Emergency responders upset radio plan ditched

Emergency responders in P.E.I. are disappointed a plan to create a regional emergency radio system has been scrapped.

Emergency responders in P.E.I. are disappointed a plan to create a regional emergency radio system has been scrapped.

A shared system to make it easier for ambulance, fire departments, and police to communicate was in the works, but the three Maritime provinces announced this week they can't afford it.

Firefighters have difficulties connecting with paramedics, police and other firefighters because the radio equipment keeps breaking down, said Tim Jenkins, president of the P.E.I. Firefighters Association.

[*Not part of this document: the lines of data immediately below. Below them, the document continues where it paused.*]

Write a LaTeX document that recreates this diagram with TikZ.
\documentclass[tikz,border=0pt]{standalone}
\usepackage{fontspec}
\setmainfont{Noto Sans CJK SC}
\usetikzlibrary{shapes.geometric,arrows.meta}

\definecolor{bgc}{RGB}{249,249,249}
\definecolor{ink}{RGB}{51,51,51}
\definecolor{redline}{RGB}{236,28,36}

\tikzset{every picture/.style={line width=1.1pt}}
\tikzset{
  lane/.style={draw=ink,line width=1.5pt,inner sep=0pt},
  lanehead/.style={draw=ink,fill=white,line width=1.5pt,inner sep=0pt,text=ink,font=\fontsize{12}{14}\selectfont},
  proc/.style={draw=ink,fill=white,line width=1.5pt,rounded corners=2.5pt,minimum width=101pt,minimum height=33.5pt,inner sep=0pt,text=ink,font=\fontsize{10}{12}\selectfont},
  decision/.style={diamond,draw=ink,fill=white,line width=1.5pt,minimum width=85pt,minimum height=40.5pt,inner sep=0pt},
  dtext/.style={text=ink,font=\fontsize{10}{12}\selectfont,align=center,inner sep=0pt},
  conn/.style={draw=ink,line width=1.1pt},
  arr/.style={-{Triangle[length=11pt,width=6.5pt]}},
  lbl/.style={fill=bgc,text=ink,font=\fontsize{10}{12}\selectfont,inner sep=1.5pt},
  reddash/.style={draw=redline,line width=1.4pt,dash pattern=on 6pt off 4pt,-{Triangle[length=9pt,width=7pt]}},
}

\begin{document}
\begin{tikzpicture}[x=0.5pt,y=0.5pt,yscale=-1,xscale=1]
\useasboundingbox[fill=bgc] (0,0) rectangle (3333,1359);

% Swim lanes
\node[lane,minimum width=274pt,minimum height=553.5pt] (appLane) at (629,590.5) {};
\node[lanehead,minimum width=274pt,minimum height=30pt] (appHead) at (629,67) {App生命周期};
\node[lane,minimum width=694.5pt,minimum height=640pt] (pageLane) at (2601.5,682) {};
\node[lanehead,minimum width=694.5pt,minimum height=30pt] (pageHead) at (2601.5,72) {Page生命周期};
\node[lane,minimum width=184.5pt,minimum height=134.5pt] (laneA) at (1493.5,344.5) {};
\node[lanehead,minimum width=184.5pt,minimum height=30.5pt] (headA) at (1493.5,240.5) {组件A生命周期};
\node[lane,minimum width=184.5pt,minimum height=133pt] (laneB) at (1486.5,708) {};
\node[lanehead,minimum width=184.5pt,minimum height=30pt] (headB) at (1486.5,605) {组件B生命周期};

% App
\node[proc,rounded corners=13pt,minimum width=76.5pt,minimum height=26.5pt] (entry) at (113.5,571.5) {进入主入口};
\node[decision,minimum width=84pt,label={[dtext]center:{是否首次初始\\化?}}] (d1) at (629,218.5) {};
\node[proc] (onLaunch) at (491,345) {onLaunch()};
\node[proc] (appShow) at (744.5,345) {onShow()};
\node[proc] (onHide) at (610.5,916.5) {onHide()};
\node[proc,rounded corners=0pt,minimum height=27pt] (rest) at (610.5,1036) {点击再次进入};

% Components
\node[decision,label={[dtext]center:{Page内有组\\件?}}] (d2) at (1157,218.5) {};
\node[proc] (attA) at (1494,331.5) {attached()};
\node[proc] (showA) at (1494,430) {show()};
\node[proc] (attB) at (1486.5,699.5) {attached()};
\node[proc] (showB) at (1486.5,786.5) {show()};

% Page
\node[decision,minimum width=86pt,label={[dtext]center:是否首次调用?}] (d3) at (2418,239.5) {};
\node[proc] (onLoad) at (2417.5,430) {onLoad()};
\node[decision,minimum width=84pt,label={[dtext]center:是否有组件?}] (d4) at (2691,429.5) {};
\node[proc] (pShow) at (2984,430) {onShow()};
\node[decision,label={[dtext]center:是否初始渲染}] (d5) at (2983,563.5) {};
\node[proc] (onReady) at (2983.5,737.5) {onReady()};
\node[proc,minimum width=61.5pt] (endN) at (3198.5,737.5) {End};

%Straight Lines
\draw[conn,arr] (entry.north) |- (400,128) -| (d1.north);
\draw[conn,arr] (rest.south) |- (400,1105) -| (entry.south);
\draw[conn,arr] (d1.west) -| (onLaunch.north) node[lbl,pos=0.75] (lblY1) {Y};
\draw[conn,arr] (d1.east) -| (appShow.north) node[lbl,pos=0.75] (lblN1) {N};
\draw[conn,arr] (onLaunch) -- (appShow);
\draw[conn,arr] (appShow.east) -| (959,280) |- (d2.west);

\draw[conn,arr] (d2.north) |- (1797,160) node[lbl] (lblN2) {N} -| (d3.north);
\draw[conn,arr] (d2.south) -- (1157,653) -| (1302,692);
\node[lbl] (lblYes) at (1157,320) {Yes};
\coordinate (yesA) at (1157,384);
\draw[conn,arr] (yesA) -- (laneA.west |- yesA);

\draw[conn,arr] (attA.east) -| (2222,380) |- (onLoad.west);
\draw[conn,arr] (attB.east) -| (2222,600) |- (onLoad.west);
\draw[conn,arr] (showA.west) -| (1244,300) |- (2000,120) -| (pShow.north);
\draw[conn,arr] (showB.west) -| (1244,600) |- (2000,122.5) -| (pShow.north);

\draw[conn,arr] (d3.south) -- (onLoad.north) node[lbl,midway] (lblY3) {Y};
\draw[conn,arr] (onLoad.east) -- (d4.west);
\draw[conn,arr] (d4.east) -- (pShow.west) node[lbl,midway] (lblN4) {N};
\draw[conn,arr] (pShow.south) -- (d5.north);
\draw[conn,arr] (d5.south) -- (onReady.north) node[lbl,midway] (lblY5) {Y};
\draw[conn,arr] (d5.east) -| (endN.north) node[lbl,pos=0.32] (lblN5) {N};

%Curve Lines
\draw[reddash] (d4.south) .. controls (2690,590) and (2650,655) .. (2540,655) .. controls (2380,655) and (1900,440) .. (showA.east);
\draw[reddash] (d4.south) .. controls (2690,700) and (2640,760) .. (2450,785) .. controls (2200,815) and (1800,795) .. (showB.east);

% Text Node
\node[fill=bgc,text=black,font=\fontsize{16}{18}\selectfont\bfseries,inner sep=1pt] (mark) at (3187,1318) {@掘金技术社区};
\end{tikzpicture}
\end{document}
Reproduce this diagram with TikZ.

"It means trying your radio, seeing if you can get through. A lot of times, trying two or three times. You figure you can't get through, and then, finding a cellphone somewhere and trying to make a phone call seeing if you can't get through that way," said Jenkins.

Each fire department has a different system and Jenkins said he would like to see that replaced with one system for all emergency services.

"Preferably, of course, you'd like to have one radio system that works Island-wide and anybody can talk to anybody — like this initiative was for," said Jenkins.

"It's most important for firefighters that we can talk to our firefighters. You hate to keep relating back to it — but the World Trade Centre — radios didn't work, and we know what happened there."

Police disappointed

To fix the problem, the province decided to team up with Nova Scotia and New Brunswick three years ago to create a new Maritime-wide radio system that would allow all emergency services to talk to each other.

"The financial components were considered, the technical components were considered, and at the end of the deliberations, it was decided not to proceed," said Aaron Campbell, director of public safety.

The province isn't saying exactly how much the job would have cost, but it's estimated to be several hundred million dollars.

The federal government had pledged $50 million toward the project.

Charlottetown Police are also disappointed the project isn't going ahead.

It had been testing a digital radio system to use until the new Maritime-wide system was in place. Now, police said they'll have to find something more permanent.

"We'll go back into our budget, and we will look at budgeting for a more permanent solution to any radio issues that we have," said Gary MacGuigan, deputy chief of police.

The province said it has no more plans to update radio systems.